The T-34/85 weighs 32 tons fully loaded. Like all tanks, the T-34 uses tracks instead of wheels to give the vehicle better cross-country performance and to spread the tank’s weight over a wider area, giving it lower ground pressure per square inch than a wheeled vehicle. Tracks are meant to gain traction in whatever surface lies underneath the tank and then exert huge amounts of torque that propel the tank forward.

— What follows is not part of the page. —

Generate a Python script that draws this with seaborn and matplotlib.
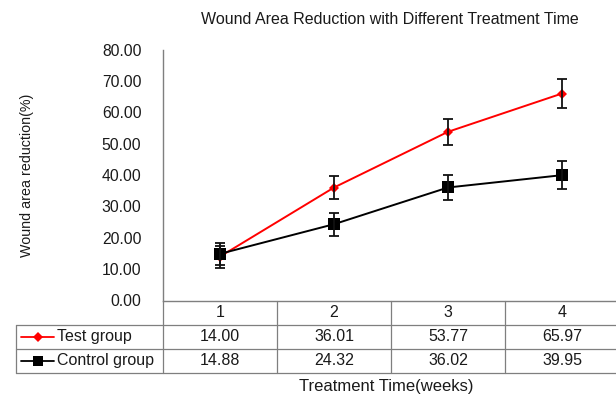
import numpy as np
import pandas as pd
import seaborn as sns
import matplotlib
matplotlib.use('Agg')
import matplotlib.pyplot as plt
from matplotlib.transforms import blended_transform_factory

# data
weeks = [1, 2, 3, 4]
test_vals = [14.00, 36.01, 53.77, 65.97]
control_vals = [14.88, 24.32, 36.02, 39.95]
test_err = [3.5, 3.8, 4.2, 4.5]
control_err = [3.5, 3.7, 4.1, 4.4]
series_names = ['Test group', 'Control group']
y_ticks = [0, 10, 20, 30, 40, 50, 60, 70, 80]

sns.set_style('white')
plt.rcParams['font.family'] = ['Liberation Sans', 'DejaVu Sans']
txt = '#1a1a1a'
grid_c = '#7f7f7f'

W, H = 616, 398
fig = plt.figure(figsize=(W / 100, H / 100), dpi=100)
ax = fig.add_axes([163 / W, 97.5 / H, 456 / W, 251 / H])

df = pd.DataFrame({
    'week': weeks * 2,
    'value': test_vals + control_vals,
    'group': [series_names[0]] * 4 + [series_names[1]] * 4,
})

sns.lineplot(data=df[df.group == series_names[0]], x='week', y='value', ax=ax,
             color='#ff0000', marker='D', markersize=5.5, markeredgewidth=0,
             linewidth=1.4, errorbar=None, zorder=3)
sns.lineplot(data=df[df.group == series_names[1]], x='week', y='value', ax=ax,
             color='black', marker='s', markersize=8, markeredgewidth=0,
             linewidth=1.4, errorbar=None, zorder=4)
ax.errorbar(weeks, test_vals, yerr=test_err, fmt='none', ecolor='#111111',
            elinewidth=1.3, capsize=3.5, capthick=1.3, zorder=5)
ax.errorbar(weeks, control_vals, yerr=control_err, fmt='none', ecolor='#111111',
            elinewidth=1.3, capsize=3.5, capthick=1.3, zorder=5)

ax.set_xlim(0.5, 4.5)
ax.set_ylim(0, 80)
ax.set_yticks(y_ticks)
ax.set_yticklabels([f'{v:.2f}' for v in y_ticks], fontsize=11.3, color=txt)
ax.tick_params(axis='y', direction='in', length=4, width=1, color=grid_c, pad=15.5)
ax.set_xticks([])
ax.set_xlabel('')
ax.set_ylabel('Wound area reduction(%)', fontsize=10.3, color=txt)
ax.yaxis.set_label_coords(-0.282, 0.5)
for s in ['top', 'right']:
    ax.spines[s].set_visible(False)
for s in ['left', 'bottom']:
    ax.spines[s].set_color(grid_c)
    ax.spines[s].set_linewidth(1.0)

fig.text(390 / W, 1 - 19 / H, 'Wound Area Reduction with Different Treatment Time',
         ha='center', va='center', fontsize=11.5, color=txt)
fig.text(386 / W, 1 - 386 / H, 'Treatment Time(weeks)',
         ha='center', va='center', fontsize=12, color=txt)

# data table below the axes
tr = blended_transform_factory(ax.transData, fig.transFigure)
fy = lambda p: 1 - p / H
fx = lambda p: p / W
rows = [300.5, 324.5, 348.5, 373]
kw = dict(color=grid_c, lw=0.9, clip_on=False)
for r in rows[1:]:
    fig.add_artist(plt.Line2D([fx(16), 1], [fy(r), fy(r)], **kw))
fig.add_artist(plt.Line2D([fx(16), fx(16)], [fy(rows[1]), fy(rows[3])], **kw))
fig.add_artist(plt.Line2D([fx(163), fx(163)], [fy(rows[0]), fy(rows[3])], **kw))
for b in [1.5, 2.5, 3.5]:
    ax.plot([b, b], [fy(rows[0]), fy(rows[3])], transform=tr, **kw)

row_mid = [(rows[i] + rows[i + 1]) / 2 for i in range(3)]
for w in weeks:
    ax.text(w, fy(row_mid[0]), str(w), transform=tr, ha='center', va='center',
            fontsize=11.5, color=txt)
for w, tv, cv in zip(weeks, test_vals, control_vals):
    ax.text(w, fy(row_mid[1]), f'{tv:.2f}', transform=tr, ha='center', va='center',
            fontsize=11.5, color=txt)
    ax.text(w, fy(row_mid[2]), f'{cv:.2f}', transform=tr, ha='center', va='center',
            fontsize=11.5, color=txt)

keys = [('#ff0000', 'D', 5), ('black', 's', 6.5)]
for (c, m, ms), name, ym in zip(keys, series_names, row_mid[1:]):
    fig.add_artist(plt.Line2D([fx(21), fx(54)], [fy(ym), fy(ym)], color=c, lw=1.3))
    fig.add_artist(plt.Line2D([fx(38)], [fy(ym)], color=c, marker=m, markersize=ms,
                              markeredgewidth=0))
    fig.text(fx(57), fy(ym), name, ha='left', va='center', fontsize=11.5, color=txt)

fig.savefig('out.png', dpi=100)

Photo credit: Yuri Pasholok
Photo credit: Yuri Pasholok

Obviously this could be a problem on asphalt-lined roads, and tanks have been banned from military parades in the U.S. for precisely that reason. In 2017 President Trump declared he wanted a 4th of July military parade similar to that held in Paris for Bastille Day. Trump wanted tanks and other military vehicles but was dissuaded after the Pentagon explained the cost of the parade and how tracked vehicles could ruin Washington D.C.’s streets. Exacerbating the problem is the sheer weight of modern military vehicles: a U.S. Army M1A2 main battle tank weighs 68 tons—more than twice as much as the T-34/85.

Pasholok blog entry shows several T-34/85s in parade colors, apparently practicing on Moscow’s Tverskaya Street. These tanks are apparently of Czechoslovakian origin, having been built by Czechoslovakia under license and imported by the Russian Army for ceremonial activities. Russia imported another 30 T-34/85 tanks from Laos in 2019.